Evil May Day or Ill May Day is the name of a riot which took place in 1517 as a protest against foreigners living in London. Apprentices attacked foreign residents. Some of the rioters were later hanged although King Henry VIII granted a pardon for the remainder following public pleadings from his wife, Catherine of Aragon.
In the early part of the reign of King Henry VIII, Londoners came to resent the presence of foreigners arriving from the continent, especially immigrant Flemish workers and the wealthy foreign merchants and bankers of Lombard Street.
According to the chronicler Edward Hall (c. 1498–1547), a fortnight before the riot an inflammatory xenophobic speech was made on Easter Tuesday by a Dr Bell at St. Paul's Cross at the instigation of John Lincoln, a broker. Bell called on all "Englishmen to cherish and defend themselves, and to hurt and grieve aliens for the common weal". Over the following two weeks there were sporadic attacks on foreigners and rumors abounded that "on May Day next the city would rebel and slay all aliens".

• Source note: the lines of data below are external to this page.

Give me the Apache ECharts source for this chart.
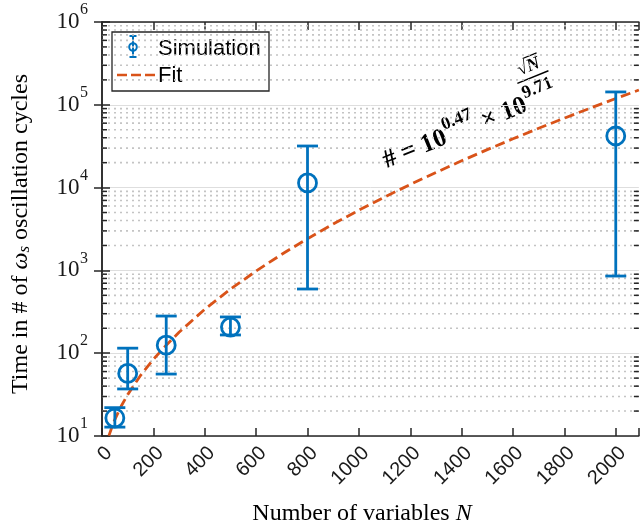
<!DOCTYPE html>
<html><head><meta charset="utf-8">
<script src="https://cdn.jsdelivr.net/npm/echarts@6/dist/echarts.min.js"></script>
<style>html,body{margin:0;padding:0;background:#fff}#c{width:641px;height:527px}</style>
</head><body><div id="c"></div>
<script>
// ---- data ----
const simN     = [50, 100, 250, 500, 800, 2000];
const simMean  = [16.5, 57, 125, 207, 11400, 42000];
const simLow   = [12.8, 37, 56, 166, 596, 855];
const simHigh  = [22, 115, 281, 274, 31800, 143000];
const fitN     = [27, 40, 50, 75, 100, 150, 200, 250, 300, 400, 500, 600, 700, 800, 900, 1000, 1100, 1200, 1300, 1400, 1500, 1600, 1700, 1800, 1900, 2000, 2090];
const fitVals  = [10.1, 13.2, 15.8, 23.0, 31.6, 53.9, 84.4, 125, 179, 339, 593, 984, 1566, 2415, 3631, 5330, 7690, 10900, 15240, 21050, 28770, 38840, 52000, 69050, 91000, 119100, 150700];
const xTicks   = [0, 200, 400, 600, 800, 1000, 1200, 1400, 1600, 1800, 2000];
const yTicks   = [10, 100, 1000, 10000, 100000, 1000000];
const yDecades = [10, 100, 1000, 10000, 100000];
const minorMult = [2, 3, 4, 5, 6, 7, 8, 9];

const X_MIN = 0, X_MAX = 2090, Y_MIN = 10, Y_MAX = 1e6;
const BLUE = '#0072BD', ORANGE = '#D95319', AX = '#262626', TXT = '#1a1a1a';
const SERIF = '"Liberation Serif","Times New Roman",serif';
const SANS = '"Liberation Sans",Arial,sans-serif';

const minorVals = [];
yDecades.forEach(d => minorMult.forEach(m => minorVals.push([d * m])));

const ctx = document.createElement('canvas').getContext('2d');
function tw(t, size, weight, style) {
  ctx.font = (style || 'normal') + ' ' + (weight || 'normal') + ' ' + size + 'px "Liberation Serif"';
  return ctx.measureText(t).width;
}

const chart = echarts.init(document.getElementById('c'), null, {renderer: 'canvas'});

// annotation pieces
const A = 26, S = 18;
const t1 = '# = 10', t2 = '0.47', t3 = ' \u00d7 10', t4 = '9.71';
const w1 = tw(t1, A, 'bold'), w2 = tw(t2, S, 'bold'), w3 = tw(t3, A, 'bold'), w4 = tw(t4, S, 'bold');
const fx = w1 + w2 + w3 + 2;
const wRoot = tw('\u221a', S, 'bold'), wN = tw('N', S, 'bold', 'italic');
const sqrtX = fx + w4 / 2 - (wRoot + wN) / 2;
function annText(x, y, text, size, extra) {
  return {type: 'text', x: x, y: y, style: Object.assign({text: text, fontFamily: SERIF, fontWeight: 'bold', fontSize: size, fill: '#000', align: 'left', verticalAlign: 'middle'}, extra || {})};
}

const axisCommon = {
  axisLine: {show: true, lineStyle: {color: AX, width: 1.5}},
  axisTick: {show: true, inside: true, length: 8, lineStyle: {color: AX, width: 1.5}}
};

const option = {
  animation: false,
  backgroundColor: '#fff',
  grid: {left: 102, right: 1, top: 22, bottom: 91, containLabel: false},
  xAxis: [Object.assign({
    type: 'value', min: X_MIN, max: X_MAX, interval: 200,
    axisLabel: {rotate: 45, margin: 7, verticalAlign: 'top', fontFamily: SANS, fontSize: 20, color: TXT,
      formatter: v => (xTicks.indexOf(v) >= 0 ? String(v) : '')},
    splitLine: {show: false}
  }, axisCommon), Object.assign({
    type: 'value', position: 'top', min: X_MIN, max: X_MAX, interval: 200,
    axisLabel: {show: false}, splitLine: {show: false}
  }, axisCommon)],
  yAxis: [Object.assign({
    type: 'log', logBase: 10, min: Y_MIN, max: Y_MAX,
    axisLabel: {show: false},
    splitLine: {show: true, lineStyle: {color: '#dedede', width: 1}}
  }, axisCommon), Object.assign({
    type: 'log', logBase: 10, min: Y_MIN, max: Y_MAX, position: 'right',
    axisLabel: {show: false}, splitLine: {show: false}
  }, axisCommon)],
  series: [{
    type: 'custom', name: 'minor', silent: true, z: 1,
    data: minorVals,
    encode: {y: 0},
    renderItem: function (params, api) {
      const v = api.value(0);
      const p0 = api.coord([X_MIN, v]), p1 = api.coord([X_MAX, v]);
      return {type: 'group', children: [
        {type: 'line', shape: {x1: p0[0], y1: p0[1], x2: p1[0], y2: p1[1]}, style: {stroke: '#c4c4c4', lineWidth: 1.6, lineDash: [2, 4]}},
        {type: 'line', shape: {x1: p0[0], y1: p0[1], x2: p0[0] + 5, y2: p0[1]}, style: {stroke: AX, lineWidth: 1.5}},
        {type: 'line', shape: {x1: p1[0] - 5, y1: p1[1], x2: p1[0], y2: p1[1]}, style: {stroke: AX, lineWidth: 1.5}}
      ]};
    }
  }, {
    type: 'custom', name: 'yLabels', silent: true, clip: false, z: 6,
    data: yTicks.map(v => [v]),
    encode: {y: 0},
    renderItem: function (params, api) {
      const v = api.value(0);
      const p = api.coord([X_MIN, v]);
      const e = String(Math.round(Math.log10(v)));
      const ws = tw(e, 16);
      const right = p[0] - 14;
      return {type: 'group', children: [
        {type: 'text', x: right, y: p[1] - 12, style: {text: e, fontFamily: SERIF, fontSize: 16, fill: TXT, align: 'right', verticalAlign: 'middle'}},
        {type: 'text', x: right - ws - 0.5, y: p[1], style: {text: '10', fontFamily: SERIF, fontSize: 23, fill: TXT, align: 'right', verticalAlign: 'middle'}}
      ]};
    }
  }, {
    type: 'line', name: 'Fit', z: 3,
    data: fitN.map((n, i) => [n, fitVals[i]]),
    symbol: 'none', smooth: false,
    lineStyle: {color: ORANGE, width: 2.8, type: [10, 5]}
  }, {
    type: 'custom', name: 'Simulation', z: 4,
    data: simN.map((n, i) => [n, simLow[i], simHigh[i]]),
    encode: {x: 0, y: [1, 2]},
    renderItem: function (params, api) {
      const x = api.value(0);
      const pl = api.coord([x, api.value(1)]), ph = api.coord([x, api.value(2)]);
      const w = 10.5;
      const st = {stroke: BLUE, lineWidth: 2.8};
      return {type: 'group', children: [
        {type: 'line', shape: {x1: pl[0], y1: pl[1], x2: ph[0], y2: ph[1]}, style: st},
        {type: 'line', shape: {x1: pl[0] - w, y1: pl[1], x2: pl[0] + w, y2: pl[1]}, style: st},
        {type: 'line', shape: {x1: ph[0] - w, y1: ph[1], x2: ph[0] + w, y2: ph[1]}, style: st}
      ]};
    }
  }, {
    type: 'scatter', name: 'SimulationMean', z: 5,
    data: simN.map((n, i) => [n, simMean[i]]),
    symbol: 'circle', symbolSize: 18,
    itemStyle: {color: 'rgba(0,0,0,0)', borderColor: BLUE, borderWidth: 2.8, opacity: 1}
  }],
  graphic: [
    // y-axis title
    {type: 'text', x: 20, y: 234, rotation: Math.PI / 2, z: 10,
      style: {text: '{n|Time in # of }{i|\u03c9}{sub|s}{n| oscillation cycles}', align: 'center', verticalAlign: 'middle',
        rich: {
          n: {fontFamily: SERIF, fontSize: 24, color: TXT, verticalAlign: 'bottom', lineHeight: 26},
          i: {fontFamily: SERIF, fontSize: 24, fontStyle: 'italic', color: TXT, verticalAlign: 'bottom', lineHeight: 26},
          sub: {fontFamily: SERIF, fontSize: 17, fontStyle: 'italic', color: TXT, verticalAlign: 'bottom', lineHeight: 17, padding: [14, 0, 0, 0]}
        }}},
    // x-axis title
    {type: 'text', x: 362, y: 514, z: 10,
      style: {text: '{n|Number of variables }{i|N}', align: 'center', verticalAlign: 'middle',
        rich: {
          n: {fontFamily: SERIF, fontSize: 24, color: TXT},
          i: {fontFamily: SERIF, fontSize: 24, fontStyle: 'italic', color: TXT}
        }}},
    // legend
    {type: 'group', z: 20, children: [
      {type: 'rect', shape: {x: 112, y: 32, width: 157, height: 59}, style: {fill: '#fff', stroke: AX, lineWidth: 1.3}},
      {type: 'line', shape: {x1: 133, y1: 36, x2: 133, y2: 57}, style: {stroke: BLUE, lineWidth: 2}},
      {type: 'line', shape: {x1: 129.5, y1: 36, x2: 136.5, y2: 36}, style: {stroke: BLUE, lineWidth: 2}},
      {type: 'line', shape: {x1: 129.5, y1: 57, x2: 136.5, y2: 57}, style: {stroke: BLUE, lineWidth: 2}},
      {type: 'circle', shape: {cx: 133, cy: 47, r: 3.8}, style: {fill: 'none', stroke: BLUE, lineWidth: 2}},
      {type: 'text', x: 158, y: 49, style: {text: 'Simulation', fontFamily: SANS, fontSize: 22, fill: '#000', verticalAlign: 'middle'}},
      {type: 'line', shape: {x1: 117, y1: 75, x2: 155, y2: 75}, style: {stroke: ORANGE, lineWidth: 2.5, lineDash: [10, 4]}},
      {type: 'text', x: 158, y: 76, style: {text: 'Fit', fontFamily: SANS, fontSize: 22, fill: '#000', verticalAlign: 'middle'}}
    ]},
    // fit annotation
    {type: 'group', x: 384, y: 162, rotation: 22 * Math.PI / 180, z: 15, children: [
      annText(0, 0, t1, A),
      annText(w1 + 0.5, -12, t2, S),
      annText(w1 + w2 + 1, 0, t3, A),
      annText(fx, -11, t4, S),
      {type: 'line', shape: {x1: fx - 1, y1: -23, x2: fx + w4 + 1, y2: -23}, style: {stroke: '#000', lineWidth: 1.4}},
      annText(sqrtX, -34, '\u221a', S),
      annText(sqrtX + wRoot, -34, 'N', S, {fontStyle: 'italic'}),
      {type: 'line', shape: {x1: sqrtX + wRoot - 1, y1: -44, x2: sqrtX + wRoot + wN + 1, y2: -44}, style: {stroke: '#000', lineWidth: 1.2}}
    ]}
  ]
};
chart.setOption(option);
</script></body></html>
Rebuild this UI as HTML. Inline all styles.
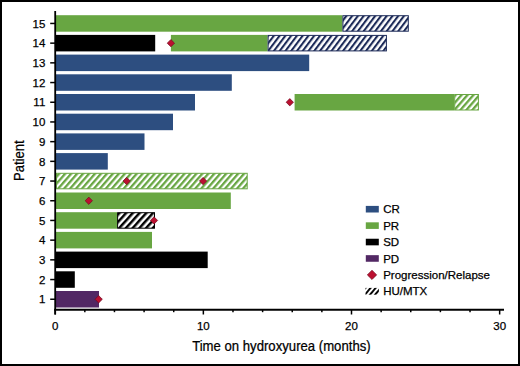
<!DOCTYPE html>
<html><head><meta charset="utf-8"><style>
html,body{margin:0;padding:0;background:#fff;}
body{width:520px;height:366px;overflow:hidden;}
svg{display:block;}
.t{font-family:"Liberation Sans",sans-serif;font-size:11.5px;fill:#000;stroke:#000;stroke-width:0.25px;}
.ti{font-family:"Liberation Sans",sans-serif;font-size:14.5px;fill:#000;stroke:#000;stroke-width:0.25px;}
</style></head><body>
<svg width="520" height="366" viewBox="0 0 520 366">
<defs>
<pattern id="hb" patternUnits="userSpaceOnUse" width="4.6" height="10" patternTransform="rotate(37)"><rect width="4.6" height="10" fill="#fff"/><rect width="2.1" height="10" fill="#1c2a58"/></pattern>
<pattern id="hg" patternUnits="userSpaceOnUse" width="4.5" height="10" patternTransform="rotate(41)"><rect width="4.5" height="10" fill="#fff"/><rect width="2.3" height="10" fill="#68a642"/></pattern>
<pattern id="hk" patternUnits="userSpaceOnUse" width="5.0" height="10" patternTransform="rotate(42)"><rect width="5.0" height="10" fill="#fff"/><rect width="2.5" height="10" fill="#000"/></pattern>
<pattern id="hl" patternUnits="userSpaceOnUse" width="3.9" height="10" patternTransform="rotate(40)"><rect width="3.9" height="10" fill="#fff"/><rect width="1.9" height="10" fill="#000"/></pattern>
</defs>
<rect x="0" y="0" width="520" height="366" fill="#fff"/>
<rect x="56.00" y="15.20" width="286.40" height="16.50" fill="#68a642"/>
<rect x="342.90" y="15.70" width="65.40" height="15.50" fill="url(#hb)" stroke="#1c2a58" stroke-width="1"/>
<rect x="56.00" y="34.90" width="99.20" height="16.50" fill="#000"/>
<rect x="170.90" y="34.90" width="96.70" height="16.50" fill="#68a642"/>
<rect x="268.10" y="35.40" width="118.30" height="15.50" fill="url(#hb)" stroke="#1c2a58" stroke-width="1"/>
<path d="M170.90 39.50L174.55 43.15L170.90 46.80L167.25 43.15Z" fill="#bb1030" stroke="#6e0a20" stroke-width="0.7"/>
<rect x="56.00" y="54.60" width="253.20" height="16.50" fill="#2d4e80"/>
<rect x="56.00" y="74.30" width="175.80" height="16.50" fill="#2d4e80"/>
<rect x="56.00" y="94.00" width="139.00" height="16.50" fill="#2d4e80"/>
<rect x="294.60" y="94.00" width="159.60" height="16.50" fill="#68a642"/>
<rect x="454.70" y="94.50" width="23.70" height="15.50" fill="url(#hg)" stroke="#68a642" stroke-width="1"/>
<path d="M289.80 98.60L293.45 102.25L289.80 105.90L286.15 102.25Z" fill="#bb1030" stroke="#6e0a20" stroke-width="0.7"/>
<rect x="56.00" y="113.70" width="117.00" height="16.50" fill="#2d4e80"/>
<rect x="56.00" y="133.40" width="88.50" height="16.50" fill="#2d4e80"/>
<rect x="56.00" y="153.10" width="51.80" height="16.50" fill="#2d4e80"/>
<rect x="56.50" y="173.30" width="190.70" height="15.50" fill="url(#hg)" stroke="#68a642" stroke-width="1"/>
<path d="M126.70 177.40L130.35 181.05L126.70 184.70L123.05 181.05Z" fill="#bb1030" stroke="#6e0a20" stroke-width="0.7"/>
<path d="M203.10 177.40L206.75 181.05L203.10 184.70L199.45 181.05Z" fill="#bb1030" stroke="#6e0a20" stroke-width="0.7"/>
<rect x="56.00" y="192.50" width="174.80" height="16.50" fill="#68a642"/>
<path d="M88.80 197.10L92.45 200.75L88.80 204.40L85.15 200.75Z" fill="#bb1030" stroke="#6e0a20" stroke-width="0.7"/>
<rect x="56.00" y="212.20" width="61.10" height="16.50" fill="#68a642"/>
<rect x="117.60" y="212.70" width="36.90" height="15.50" fill="url(#hk)" stroke="#000" stroke-width="1"/>
<path d="M154.00 216.80L157.65 220.45L154.00 224.10L150.35 220.45Z" fill="#bb1030" stroke="#6e0a20" stroke-width="0.7"/>
<rect x="56.00" y="231.90" width="96.00" height="16.50" fill="#68a642"/>
<rect x="56.00" y="251.60" width="151.70" height="16.50" fill="#000"/>
<rect x="56.00" y="271.30" width="18.80" height="16.50" fill="#000"/>
<rect x="56.00" y="291.00" width="43.00" height="16.50" fill="#522864"/>
<path d="M98.70 295.60L102.35 299.25L98.70 302.90L95.05 299.25Z" fill="#bb1030" stroke="#6e0a20" stroke-width="0.7"/>
<line x1="55.2" y1="10.9" x2="55.2" y2="314.5" stroke="#000" stroke-width="1.8"/>
<line x1="54.3" y1="309.7" x2="504" y2="309.7" stroke="#000" stroke-width="1.9"/>
<line x1="50.2" y1="299.25" x2="55" y2="299.25" stroke="#000" stroke-width="1.5"/>
<text x="45.3" y="303.45" text-anchor="end" class="t">1</text>
<line x1="50.2" y1="279.55" x2="55" y2="279.55" stroke="#000" stroke-width="1.5"/>
<text x="45.3" y="283.75" text-anchor="end" class="t">2</text>
<line x1="50.2" y1="259.85" x2="55" y2="259.85" stroke="#000" stroke-width="1.5"/>
<text x="45.3" y="264.05" text-anchor="end" class="t">3</text>
<line x1="50.2" y1="240.15" x2="55" y2="240.15" stroke="#000" stroke-width="1.5"/>
<text x="45.3" y="244.35" text-anchor="end" class="t">4</text>
<line x1="50.2" y1="220.45" x2="55" y2="220.45" stroke="#000" stroke-width="1.5"/>
<text x="45.3" y="224.65" text-anchor="end" class="t">5</text>
<line x1="50.2" y1="200.75" x2="55" y2="200.75" stroke="#000" stroke-width="1.5"/>
<text x="45.3" y="204.95" text-anchor="end" class="t">6</text>
<line x1="50.2" y1="181.05" x2="55" y2="181.05" stroke="#000" stroke-width="1.5"/>
<text x="45.3" y="185.25" text-anchor="end" class="t">7</text>
<line x1="50.2" y1="161.35" x2="55" y2="161.35" stroke="#000" stroke-width="1.5"/>
<text x="45.3" y="165.55" text-anchor="end" class="t">8</text>
<line x1="50.2" y1="141.65" x2="55" y2="141.65" stroke="#000" stroke-width="1.5"/>
<text x="45.3" y="145.85" text-anchor="end" class="t">9</text>
<line x1="50.2" y1="121.95" x2="55" y2="121.95" stroke="#000" stroke-width="1.5"/>
<text x="45.3" y="126.15" text-anchor="end" class="t">10</text>
<line x1="50.2" y1="102.25" x2="55" y2="102.25" stroke="#000" stroke-width="1.5"/>
<text x="45.3" y="106.45" text-anchor="end" class="t">11</text>
<line x1="50.2" y1="82.55" x2="55" y2="82.55" stroke="#000" stroke-width="1.5"/>
<text x="45.3" y="86.75" text-anchor="end" class="t">12</text>
<line x1="50.2" y1="62.85" x2="55" y2="62.85" stroke="#000" stroke-width="1.5"/>
<text x="45.3" y="67.05" text-anchor="end" class="t">13</text>
<line x1="50.2" y1="43.15" x2="55" y2="43.15" stroke="#000" stroke-width="1.5"/>
<text x="45.3" y="47.35" text-anchor="end" class="t">14</text>
<line x1="50.2" y1="23.45" x2="55" y2="23.45" stroke="#000" stroke-width="1.5"/>
<text x="45.3" y="27.65" text-anchor="end" class="t">15</text>
<line x1="55.20" y1="309" x2="55.20" y2="314.5" stroke="#000" stroke-width="1.5"/>
<text x="55.20" y="330.0" text-anchor="middle" class="t">0</text>
<line x1="84.83" y1="309" x2="84.83" y2="312.2" stroke="#000" stroke-width="1.5"/>
<line x1="114.46" y1="309" x2="114.46" y2="312.2" stroke="#000" stroke-width="1.5"/>
<line x1="144.09" y1="309" x2="144.09" y2="312.2" stroke="#000" stroke-width="1.5"/>
<line x1="173.72" y1="309" x2="173.72" y2="312.2" stroke="#000" stroke-width="1.5"/>
<line x1="203.35" y1="309" x2="203.35" y2="314.5" stroke="#000" stroke-width="1.5"/>
<text x="203.35" y="330.0" text-anchor="middle" class="t">10</text>
<line x1="232.98" y1="309" x2="232.98" y2="312.2" stroke="#000" stroke-width="1.5"/>
<line x1="262.61" y1="309" x2="262.61" y2="312.2" stroke="#000" stroke-width="1.5"/>
<line x1="292.24" y1="309" x2="292.24" y2="312.2" stroke="#000" stroke-width="1.5"/>
<line x1="321.87" y1="309" x2="321.87" y2="312.2" stroke="#000" stroke-width="1.5"/>
<line x1="351.50" y1="309" x2="351.50" y2="314.5" stroke="#000" stroke-width="1.5"/>
<text x="351.50" y="330.0" text-anchor="middle" class="t">20</text>
<line x1="381.13" y1="309" x2="381.13" y2="312.2" stroke="#000" stroke-width="1.5"/>
<line x1="410.76" y1="309" x2="410.76" y2="312.2" stroke="#000" stroke-width="1.5"/>
<line x1="440.39" y1="309" x2="440.39" y2="312.2" stroke="#000" stroke-width="1.5"/>
<line x1="470.02" y1="309" x2="470.02" y2="312.2" stroke="#000" stroke-width="1.5"/>
<line x1="499.65" y1="309" x2="499.65" y2="314.5" stroke="#000" stroke-width="1.5"/>
<text x="499.65" y="330.0" text-anchor="middle" class="t">30</text>
<rect x="365.8" y="205.90" width="13" height="6.6" fill="#2d4e80"/>
<text x="383.2" y="213.25" class="t">CR</text>
<rect x="365.8" y="222.32" width="13" height="6.6" fill="#68a642"/>
<text x="383.2" y="229.67" class="t">PR</text>
<rect x="365.8" y="238.74" width="13" height="6.6" fill="#000"/>
<text x="383.2" y="246.09" class="t">SD</text>
<rect x="365.8" y="255.16" width="13" height="6.6" fill="#522864"/>
<text x="383.2" y="262.51" class="t">PD</text>
<path d="M372.0 270.23L376.65 274.88L372.0 279.53L367.35 274.88Z" fill="#bb1030" stroke="#6e0a20" stroke-width="0.7"/>
<text x="383.2" y="278.93" class="t">Progression/Relapse</text>
<rect x="365.5" y="287.90" width="13.4" height="6.8" fill="url(#hl)"/>
<text x="383.2" y="295.35" class="t">HU/MTX</text>
<text class="ti" transform="translate(281.4 351.0) scale(0.908 1)" text-anchor="middle">Time on hydroxyurea (months)</text>
<text class="ti" transform="translate(23.9 160.6) rotate(-90) scale(0.90 1)" text-anchor="middle">Patient</text>
<rect x="1" y="1" width="518" height="364" fill="none" stroke="#000" stroke-width="2"/>
</svg>
</body></html>
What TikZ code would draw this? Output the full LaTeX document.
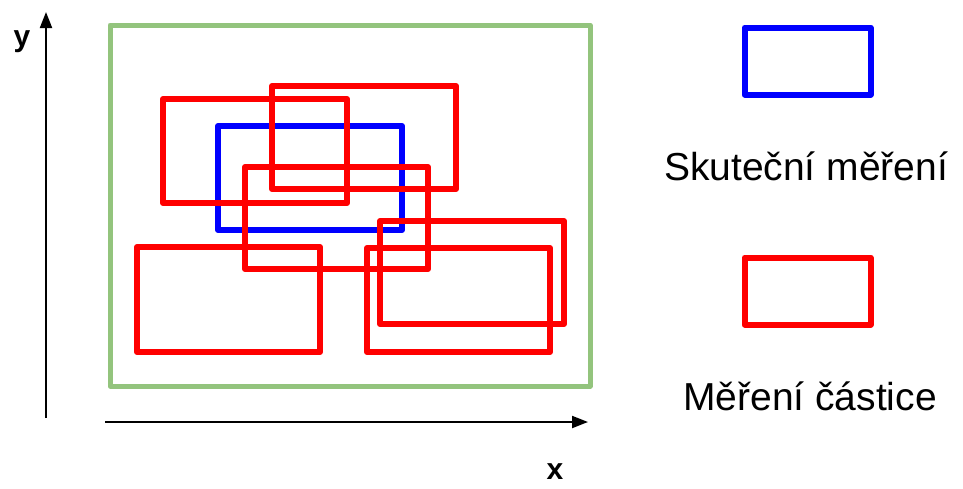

The mayor and aldermen, afraid of any possible disturbances, announced on 8:30 pm 30 April that there would be a 9:00 pm curfew that night. John Mundy, a local alderman, travelling through Cheapside on his way home that night, saw a group of young men after the curfew. Mundy ordered the men to remove themselves from the streets to which one replied: "Why?" Mundy replied: "Thou shalt know" and grabbed his arm to arrest him. The man's friends defended him and Mundy fled "in great danger".
Within a few hours approximately a thousand young male apprentices had congregated in Cheapside. The mob freed several prisoners who were locked up for attacking foreigners and proceeded to St Martin le Grand, a privileged liberty north of St Paul's Cathedral where numerous foreigners lived. Here they were met by the under-sheriff of London, Thomas More, who attempted in vain to persuade them to return to their homes. As soon as More had calmed them, however, the inhabitants of St Martin started to throw stones, bricks, bats and boiling water from their windows, some of which fell on an official who screamed: "Down with them!"